In the news: Suresh Deman

March 21, 2003

Suresh Deman's name strikes fear into the hearts of university managers across the land. He is a UK-based, India-born finance lecturer with US citizenship, and he has about 40 separate race - and sometimes sex - discrimination cases against at least 13 UK universities on the go.

With other cases against the tribunal system, the Association of University Teachers, and the Commission for Racial Equality, even his solicitor describes him fondly as a "persistent litigant".

While he was recently criticised by one tribunal judge for having "something of a reputation for making bad applications", an attempt by the higher education sector to get the courts to block his actions have failed.

Mr Deman taught at the University of Rajasthan. In 1983, he became a teaching professor at the University of Pittsburgh, but he was sacked in 1988. He claimed racial discrimination and won £28,300.

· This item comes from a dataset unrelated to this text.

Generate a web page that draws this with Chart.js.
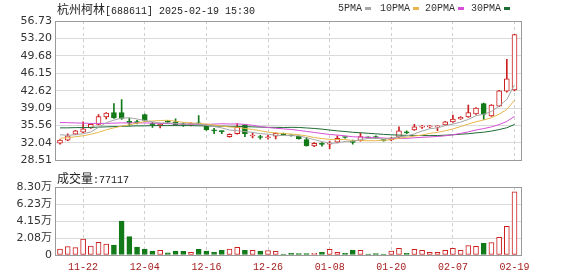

He began a new life in the UK as a lecturer at Queen's University, Belfast, but he was sacked in 1995. He has reportedly lodged at least 23 complaints against Queen's since then, and the case has not yet been resolved.

Mr Deman became senior lecturer at the University of Greenwich in 1997, but was sacked in 1999. He made 70 individual complaints of discrimination and victimisation against the university. Last November, after a six-week hearing, an employment tribunal upheld two of the complaints and found that he was unfairly dismissed and awarded him £43,000.

Other claims relate to failed job applications - where he fears his name is so widely known that universities automatically discriminate against him - or to allegations that he is not given proper assistance.

"The secret of my success is persistence," said the 49-year-old, who is married, has an eight-year-old daughter and now lives in southeast London.